Transforming Megacities: Smarter Planning, Not Just Bigger Building
More and more cities today are poorly planned with endless traffic, disappearing parks, and infrastructure that crumbles under pressure. This is where real-time high-resolution satellite images become essential. Considering infrastructure, we can assess bridges’ health with the help of traffic load analysis due to satellite data.
As a result, city authorities can prioritize repairs before accidents happen. Flood risk is no longer a matter of guesswork. Planners can predict them and manage water resources, minimizing the risk of severe consequences. And we can finally track the green in our grey. Urban density is at our fingertips now, allowing us to plan parks and open spaces with mental well-being in mind.
Climate Change Monitoring: The Planetary Health Check
To me, the scariest part of climate change is that its biggest drivers are often invisible. We can’t see methane clouds or sea levels rising by millimeters with the naked eye. This is where high-resolution multispectral satellite imagery steps in — acting as a definitive planetary thermometer.
These sensors allow scientists to track critical vitals that determine our future. Satellites like NASA’s OCO-2 spot invisible CO2 and methane leaks, missions like Sentinel-6 measure rising oceans with centimeter precision. Moreover, we can finally track the rate of ice loss, documenting the alarming retreat of polar glaciers year over year.
Supporting Sustainable Development
There is a tired argument that saving the planet hurts the economy. I think that is nonsense; true sustainability is just another word for survival. By weaving live high-resolution satellite images into our blueprints, we stop flying blind.

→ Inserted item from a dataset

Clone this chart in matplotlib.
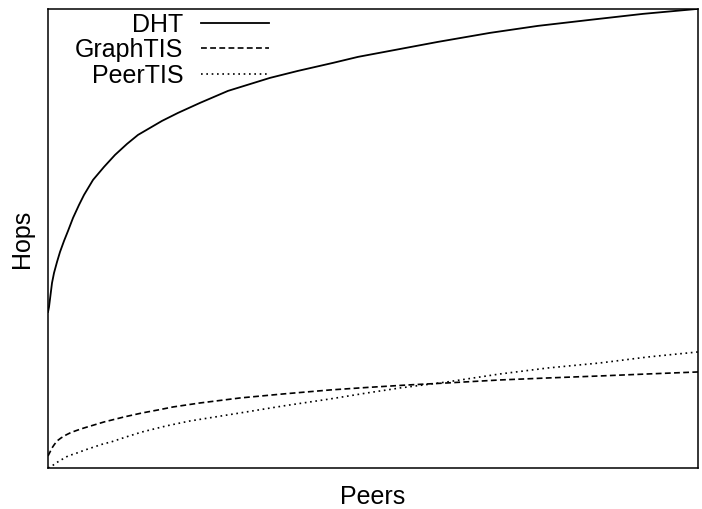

We can spot a flood plain before we build a school on it, or optimize crop yields without draining the water table dry. This technology ensures that our “progress” doesn’t collapse under the weight of the changing climate five years down the road. It turns environmental protection from a burden into a strategic advantage.
Conclusion: The Clarity to Act
In the past, we could claim we didn’t know the extent of the damage until it was too late. High-resolution satellites have killed that alibi. They provide a daily, unblinking audit of our impact, from the vanishing Amazon rainforest to the smog choking our megacities. We now possess the god-like ability to see every scar on the Earth’s surface; the question is no longer about whether we have the technology to save the planet, but whether we have the will to actually use it.